There are many factors that could cause home field advantage (HFA): refereeing, travel, park familiarity, crowd support, and many more. And there have been studies that have checked some of these. In “The Diamond Appraised,” for instance, Craig Wright found no effect for crowd size, and that teams playing in brand new parks had only slightly below-average HFAs. But, when the new park was in the same home city, the HFA was actually higher than average – it was brought down by lower-than-average HFAs for the new-city parks.
Wright also found a huge HFA for triples – he advanced the theory that players at home know exactly how to play balls hit off the wall to limit opposing hitters to two bases.
I just ran across this recent NBA study on home field advantage by Roland Beech. What that study suggests to me is that refereeing plays a significant role.
The study compared NBA home and road statistics in several different categories. The home team was superior in every category – with one exception: free throw percentage. Here are some of the results:
............ Home ... Road
FG% ........ .460 ... .447
Off. Reb. %. 30.6 ... 28.5
Def. Reb. %. 71.5 ... 69.4
FTA ........ 27.0 ... 25.6
FT% ........ .746 ... .744
Where does the refereeing come in? Well, free throw percentage is the one category in basketball where there’s no possible influence from the referees. And in that one category, home teams had almost exactly the same performance as road teams.
That’s not what I expected to see. I would have expected a modest improvement in every category across the board. If players are just physically and mentally not at their prime when on the road, that should affect free throws too. But there was hardly any difference there.

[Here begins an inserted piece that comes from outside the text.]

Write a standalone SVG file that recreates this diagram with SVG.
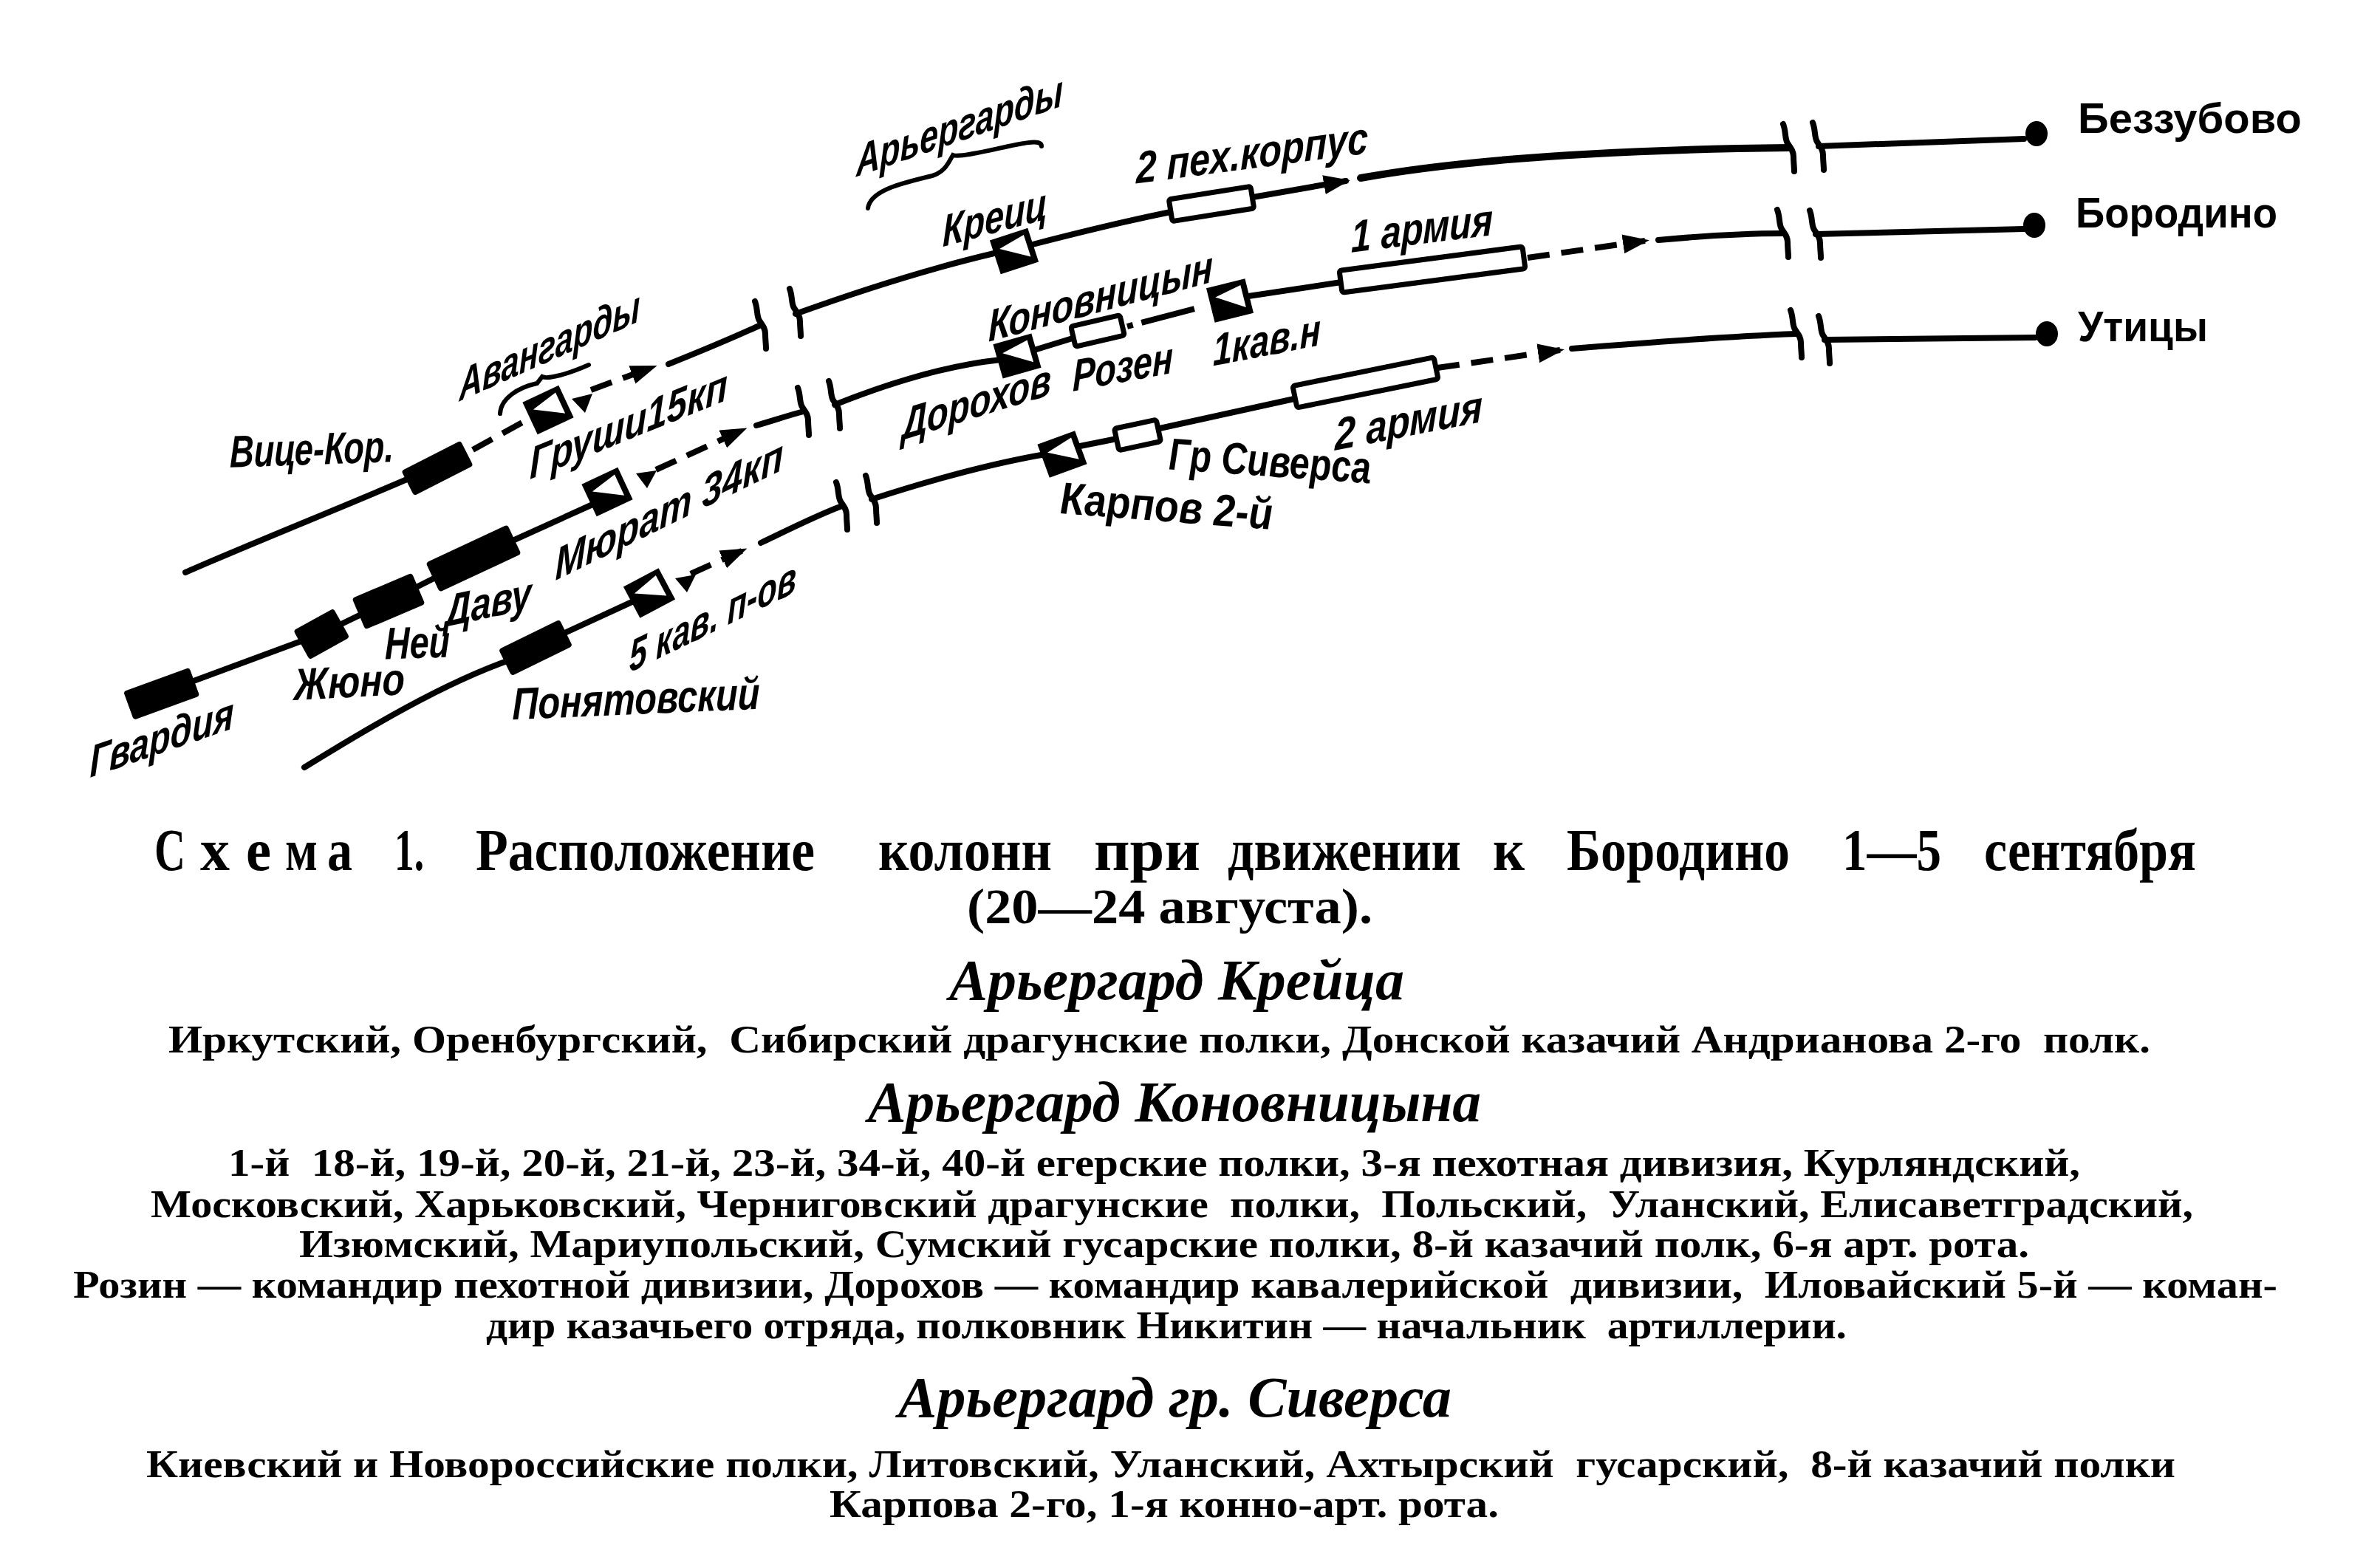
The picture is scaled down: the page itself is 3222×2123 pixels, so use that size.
<svg xmlns="http://www.w3.org/2000/svg" xmlns:xlink="http://www.w3.org/1999/xlink" width="3222" height="2123" viewBox="0 0 3222 2123">
<style>
.ln{fill:none;stroke:#000;stroke-width:8;stroke-linecap:round;stroke-linejoin:round}
.ds{fill:none;stroke:#000;stroke-width:8;stroke-dasharray:30 16}
.br{fill:none;stroke:#000;stroke-width:8;stroke-linecap:round}
.brc{fill:none;stroke:#000;stroke-width:6;stroke-linecap:round}
.blk{fill:#000}
.box{fill:#fff;stroke:#000;stroke-width:7}
.lb{font-family:"Liberation Sans",Arial,sans-serif;font-weight:bold;font-style:italic;font-size:61px;text-anchor:middle;dominant-baseline:central;fill:#000}
.ct{font-family:"Liberation Sans",Arial,sans-serif;font-weight:bold;font-size:58px;fill:#000}
.cap{font-family:"Liberation Serif","Times New Roman",serif;font-weight:bold;font-size:80px;fill:#000}
.cap2{font-family:"Liberation Serif","Times New Roman",serif;font-weight:bold;font-size:68px;fill:#000}
.hd{font-family:"Liberation Serif","Times New Roman",serif;font-weight:bold;font-style:italic;font-size:78px;fill:#000}
.bd{font-family:"Liberation Serif","Times New Roman",serif;font-weight:bold;font-size:52px;fill:#000;white-space:pre}
</style>
<defs>
<marker id="arr" viewBox="0 0 36 26" refX="30" refY="13" markerWidth="36" markerHeight="26" markerUnits="userSpaceOnUse" orient="auto"><path d="M0,0 L36,13 L0,26 z" fill="#000"/></marker>
<g id="sq"><rect x="-24" y="-21" width="48" height="42" fill="#000"/><polygon points="-18,-9 19,-17 19,14" fill="#fff"/><rect x="-24" y="-21" width="48" height="42" fill="none" stroke="#000" stroke-width="6"/></g>
<path id="brk" d="M-8,-32 C-4,-22 -6,-12 -2,-6 C2,0 6,4 6,12 C6,20 7,26 7,32" class="br"/>
</defs>
<rect width="3222" height="2123" fill="#fff"/>

<g id="connectors">
<path class="ln" d="M251,775 C330,740 480,680 560,645"/>
<path class="ds" d="M640,609 L718,566"/>
<path class="ds" d="M800,528 L884,497" marker-end="url(#arr)"/>
<path class="ln" d="M905,493 C950,475 995,456 1030,440"/>
<path class="ln" d="M1077,425 C1160,395 1260,363 1350,342"/>
<path class="ln" d="M1398,331 C1460,315 1520,300 1585,287"/>
<path class="ln" d="M1696,267 L1822,245" marker-end="url(#arr)"/>
<path class="ln" d="M1842,241 C1970,218 2150,203 2422,200" style="stroke-width:10"/>
<path class="ln" d="M2462,198 L2740,188"/>

<path class="ln" d="M262,922 L435,858 L526,814 L641,756 L800,684"/>
<path class="ds" d="M888,636 L1006,582" marker-end="url(#arr)"/>
<path class="ln" d="M1024,576 C1045,570 1065,563 1088,557"/>
<path class="ln" d="M1130,548 C1200,520 1280,495 1355,487"/>
<path class="ln" d="M1400,474 L1452,458"/>
<path class="ln" d="M1526,442 L1640,412" style="stroke-dasharray:8 12 74 40;stroke-linecap:butt"/>
<path class="ln" d="M1690,401 L1816,382"/>
<path class="ds" d="M2068,349 L2227,326" marker-end="url(#arr)"/>
<path class="ln" d="M2245,325 C2310,319 2370,316 2414,316"/>
<path class="ln" d="M2458,317 L2740,310"/>

<path class="ln" d="M412,1039 C500,985 600,925 692,893"/>
<path class="ln" d="M760,859 L862,812"/>
<path class="ds" d="M935,777 L1006,745" marker-end="url(#arr)"/>
<path class="ln" d="M1030,735 C1070,716 1105,698 1140,685"/>
<path class="ln" d="M1180,676 C1260,650 1340,628 1415,615"/>
<path class="ln" d="M1462,604 L1512,594"/>
<path class="ln" d="M1570,580 L1752,540"/>
<path class="ds" d="M1946,498 L2112,474" marker-end="url(#arr)"/>
<path class="ln" d="M2128,472 C2250,462 2350,455 2432,452"/>
<path class="ln" d="M2470,460 L2755,457"/>

<use xlink:href="#brk" transform="translate(1030,440)"/>
<use xlink:href="#brk" transform="translate(1077,423)"/>
<use xlink:href="#brk" transform="translate(2422,200)"/>
<use xlink:href="#brk" transform="translate(2462,198)"/>
<use xlink:href="#brk" transform="translate(1088,557)"/>
<use xlink:href="#brk" transform="translate(1130,548)"/>
<use xlink:href="#brk" transform="translate(2414,316)"/>
<use xlink:href="#brk" transform="translate(2458,317)"/>
<use xlink:href="#brk" transform="translate(1140,685)"/>
<use xlink:href="#brk" transform="translate(1180,676)"/>
<use xlink:href="#brk" transform="translate(2432,452)"/>
<use xlink:href="#brk" transform="translate(2470,460)"/>

<path class="brc" d="M677,560 C678,540 700,525 727,519 L734,510 C742,514 770,506 797,494"/>
<path class="brc" d="M1175,282 C1178,258 1220,248 1262,238 C1280,233 1285,218 1290,210 C1300,214 1345,202 1375,196 C1395,192 1410,190 1410,198"/>
</g>

<g id="avangardy"><text class="lb" transform="translate(744,468) skewY(-24)" textLength="245" lengthAdjust="spacingAndGlyphs">Авангарды</text></g>
<g id="arergardy"><text class="lb" transform="translate(1299,170) skewY(-19)" textLength="280" lengthAdjust="spacingAndGlyphs">Арьергарды</text></g>

<g id="vice-kor">
<rect class="blk" x="-45" y="-19" width="90" height="38" rx="4" transform="translate(592,634) rotate(-27)"/>
<text class="lb" transform="translate(422,608) skewY(-2)" textLength="222" lengthAdjust="spacingAndGlyphs">Вице-Кор.</text>
</g>
<g id="grushi">
<use xlink:href="#sq" transform="translate(742,555) rotate(-25)"/>
<polygon class="blk" points="774,540 802,533 792,559"/>
<text class="lb" transform="translate(851,574) skewY(-22)" textLength="268" lengthAdjust="spacingAndGlyphs">Груши15кп</text>
</g>
<g id="kreic">
<use xlink:href="#sq" transform="translate(1373,340) rotate(-18)"/>
<text class="lb" transform="translate(1347,294) skewY(-15)" textLength="142" lengthAdjust="spacingAndGlyphs">Креиц</text>
</g>
<g id="pekh2">
<rect class="box" x="-56" y="-15" width="112" height="30" rx="3" transform="translate(1640,276) rotate(-9)"/>
<text class="lb" transform="translate(1695,207) skewY(-7.5)" textLength="314" lengthAdjust="spacingAndGlyphs">2 пех.корпус</text>
</g>
<g id="bezzubovo">
<ellipse cx="2757" cy="181" rx="15" ry="17"/>
<text class="ct" x="2813" y="180" textLength="303" lengthAdjust="spacingAndGlyphs">Беззубово</text>
</g>

<g id="gvardia">
<rect class="blk" x="-47" y="-20" width="95" height="41" rx="4" transform="translate(218,939) rotate(-20)"/>
<text class="lb" transform="translate(219,998) skewY(-19)" textLength="195" lengthAdjust="spacingAndGlyphs">Гвардия</text>
</g>
<g id="juno">
<rect class="blk" x="-31" y="-22" width="62" height="45" rx="4" transform="translate(435,858) rotate(-29)"/>
<text class="lb" transform="translate(473,923) skewY(-3)" textLength="150" lengthAdjust="spacingAndGlyphs">Жюно</text>
</g>
<g id="ney">
<rect class="blk" x="-44" y="-23" width="88" height="46" rx="4" transform="translate(526,814) rotate(-23)"/>
<text class="lb" transform="translate(565,870) skewY(-2)" textLength="88" lengthAdjust="spacingAndGlyphs">Ней</text>
</g>
<g id="davu">
<rect class="blk" x="-61" y="-22" width="122" height="44" rx="4" transform="translate(641,756) rotate(-25)"/>
<text class="lb" transform="translate(661,815) skewY(-12)" textLength="117" lengthAdjust="spacingAndGlyphs">Даву</text>
</g>
<g id="murat">
<use xlink:href="#sq" transform="translate(822,666) rotate(-25)"/>
<polygon class="blk" points="861,641 889,637 876,661"/>
<text class="lb" transform="translate(906,690) skewY(-26)" textLength="309" lengthAdjust="spacingAndGlyphs">Мюрат 34кп</text>
</g>
<g id="dorokhov">
<use xlink:href="#sq" transform="translate(1377,482) rotate(-16)"/>
<text class="lb" transform="translate(1322,544) skewY(-17)" textLength="202" lengthAdjust="spacingAndGlyphs">Дорохов</text>
</g>
<g id="konovnicyn"><text class="lb" transform="translate(1490,401) skewY(-15)" textLength="304" lengthAdjust="spacingAndGlyphs">Коновницын</text></g>
<g id="rozen">
<rect class="box" x="-34" y="-14" width="68" height="28" rx="3" transform="translate(1486,448) rotate(-13)"/>
<text class="lb" transform="translate(1520,496) skewY(-10.5)" textLength="136" lengthAdjust="spacingAndGlyphs">Розен</text>
</g>
<g id="kav1">
<use xlink:href="#sq" transform="translate(1665,407) rotate(-14)"/>
<text class="lb" transform="translate(1715,460) skewY(-11)" textLength="146" lengthAdjust="spacingAndGlyphs">1кав.н</text>
</g>
<g id="armia1">
<rect class="box" x="-125" y="-15" width="250" height="30" rx="3" transform="translate(1939,365) rotate(-7.5)"/>
<text class="lb" transform="translate(1925,309) skewY(-7)" textLength="192" lengthAdjust="spacingAndGlyphs">1 армия</text>
</g>
<g id="borodino">
<ellipse cx="2754" cy="305" rx="15" ry="17"/>
<text class="ct" x="2810" y="308" textLength="273" lengthAdjust="spacingAndGlyphs">Бородино</text>
</g>

<g id="poniatowski">
<rect class="blk" x="-46" y="-20" width="92" height="40" rx="4" transform="translate(725,877) rotate(-26)"/>
<text class="lb" transform="translate(861,946) skewY(-2.5)" textLength="335" lengthAdjust="spacingAndGlyphs">Понятовский</text>
</g>
<g id="kav5">
<use xlink:href="#sq" transform="translate(879,803) rotate(-28)"/>
<polygon class="blk" points="914,783 942,778 930,802"/>
<text class="lb" transform="translate(965,835) skewY(-26)" textLength="226" lengthAdjust="spacingAndGlyphs">5 кав. п-ов</text>
</g>
<g id="karpov">
<use xlink:href="#sq" transform="translate(1438,615) rotate(-20)"/>
<text class="lb" transform="translate(1579,685) skewY(4.4)" textLength="288" lengthAdjust="spacingAndGlyphs">Карпов 2-й</text>
</g>
<g id="sivers">
<rect class="box" x="-29" y="-15" width="58" height="30" rx="3" transform="translate(1540,589) rotate(-12)"/>
<text class="lb" transform="translate(1719,624) skewY(4)" textLength="274" lengthAdjust="spacingAndGlyphs">Гр Сиверса</text>
</g>
<g id="armia2">
<rect class="box" x="-97" y="-15" width="195" height="30" rx="3" transform="translate(1848,518) rotate(-11.5)"/>
<text class="lb" transform="translate(1907,569) skewY(-11)" textLength="200" lengthAdjust="spacingAndGlyphs">2 армия</text>
</g>
<g id="utitsy">
<ellipse cx="2771" cy="452" rx="15" ry="17"/>
<text class="ct" x="2813" y="462" textLength="176" lengthAdjust="spacingAndGlyphs">Утицы</text>
</g>

<g id="caption">
<text class="cap" x="209" y="1178" textLength="42" lengthAdjust="spacingAndGlyphs">С</text>
<text class="cap" x="271" y="1178" textLength="40" lengthAdjust="spacingAndGlyphs">х</text>
<text class="cap" x="333" y="1178" textLength="34" lengthAdjust="spacingAndGlyphs">е</text>
<text class="cap" x="386" y="1178" textLength="44" lengthAdjust="spacingAndGlyphs">м</text>
<text class="cap" x="443" y="1178" textLength="34" lengthAdjust="spacingAndGlyphs">а</text>
<text class="cap" x="534" y="1178" textLength="40" lengthAdjust="spacingAndGlyphs">1.</text>
<text class="cap" x="644" y="1178" textLength="459" lengthAdjust="spacingAndGlyphs">Расположение</text>
<text class="cap" x="1189" y="1178" textLength="235" lengthAdjust="spacingAndGlyphs">колонн</text>
<text class="cap" x="1481" y="1178" textLength="144" lengthAdjust="spacingAndGlyphs">при</text>
<text class="cap" x="1662" y="1178" textLength="316" lengthAdjust="spacingAndGlyphs">движении</text>
<text class="cap" x="2021" y="1178" textLength="43" lengthAdjust="spacingAndGlyphs">к</text>
<text class="cap" x="2121" y="1178" textLength="302" lengthAdjust="spacingAndGlyphs">Бородино</text>
<text class="cap" x="2494" y="1178" textLength="134" lengthAdjust="spacingAndGlyphs">1—5</text>
<text class="cap" x="2686" y="1178" textLength="287" lengthAdjust="spacingAndGlyphs">сентября</text>
<text class="cap2" x="1309" y="1250" textLength="549" lengthAdjust="spacingAndGlyphs">(20—24 августа).</text>
</g>

<g id="legend">
<text class="hd" x="1285" y="1353" textLength="616" lengthAdjust="spacingAndGlyphs">Арьергард Крейца</text>
<text class="bd" x="228" y="1425" textLength="2683" lengthAdjust="spacingAndGlyphs">Иркутский, Оренбургский,  Сибирский драгунские полки, Донской казачий Андрианова 2-го  полк.</text>
<text class="hd" x="1175" y="1518" textLength="830" lengthAdjust="spacingAndGlyphs">Арьергард Коновницына</text>
<text class="bd" x="309" y="1592" textLength="2507" lengthAdjust="spacingAndGlyphs">1-й  18-й, 19-й, 20-й, 21-й, 23-й, 34-й, 40-й егерские полки, 3-я пехотная дивизия, Курляндский,</text>
<text class="bd" x="204" y="1648" textLength="2765" lengthAdjust="spacingAndGlyphs">Московский, Харьковский, Черниговский драгунские  полки,  Польский,  Уланский, Елисаветградский,</text>
<text class="bd" x="405" y="1702" textLength="2342" lengthAdjust="spacingAndGlyphs">Изюмский, Мариупольский, Сумский гусарские полки, 8-й казачий полк, 6-я арт. рота.</text>
<text class="bd" x="99" y="1757" textLength="2984" lengthAdjust="spacingAndGlyphs">Розин — командир пехотной дивизии, Дорохов — командир кавалерийской  дивизии,  Иловайский 5-й — коман-</text>
<text class="bd" x="658" y="1812" textLength="1842" lengthAdjust="spacingAndGlyphs">дир казачьего отряда, полковник Никитин — начальник  артиллерии.</text>
<text class="hd" x="1216" y="1918" textLength="749" lengthAdjust="spacingAndGlyphs">Арьергард гр. Сиверса</text>
<text class="bd" x="198" y="2000" textLength="2747" lengthAdjust="spacingAndGlyphs">Киевский и Новороссийские полки, Литовский, Уланский, Ахтырский  гусарский,  8-й казачий полки</text>
<text class="bd" x="1123" y="2054" textLength="906" lengthAdjust="spacingAndGlyphs">Карпова 2-го, 1-я конно-арт. рота.</text>
</g>
</svg>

With regard to foul calling, Beech notes that the the free-throw HFA accounted for 1.3 points per game. The overall HFA was 3.4 points per game. Still, that’s pretty significant, 38% of the total. You’d have to acknowledge, though, that not all of that difference – in fact, not any of it -- need be referee bias. It could just be that road players commit more infractions than home players. But still, the difference is suggestive.
And all the other categories could also be significantly influenced by referees. If road players know they are more likely to be called for a foul, they will play less agressively. And so even in cases where a foul isn’t called, their stats should be lower, both on offense and defense.
Similar research for baseball can be found in this study from Tom Meagher (previously mentioned in this blog in the comments here). Meagher found that most of the HFA can be explained by walks and strikeouts. In fact, if home and road teams were equal in every category except K and BB, the home team would have a winning percentage of about .520. Since the actual HFA is only about .532, we can see that balls and strikes form a very large proportion of total home field advantage. And, of course, balls and strikes are the category in which umpire judgement figures most prominently.
And, as in basketball, the other categories would also be influenced by umpires. A pitcher on the road who notices a shrunken strike zone will get behind in the count and have to give batters better pitches to hit. This could account for the fact that there is still some HFA in the results of ground balls put into play – the umpire effect would mean home batters hit “better” ground balls off worse pitches.
Following this line of thinking, it’s even theoretically possible that *all* of the home field advantage could be attributed to refereeing. I don’t think that’s the case – I believe that other factors exist (Wright’s explanation of the triples effect, for instance, seems right to me). But I do wonder if refereeing is a bigger effect than originally thought.
How would you find out? I’m not sure you can. But you can start by finding categories where, as for free-throw percentage, refereeing should have little or no effect. You could look at NFL field goal conversions, or the results of NHL shootouts. If every such category shows no advantage to the home team, that would reinforce the theory that HFA is predominantly refereeing.
And you can also look at sports where refereeing isn’t a factor at all – golf or tennis, say, or bowling. The HFA in those sports could give a strong suggestion of how much of the advantage in other sports is inherent in the players’ performances. Anything above that amount, in refereed sports, we’d suspect is a function of the officiating.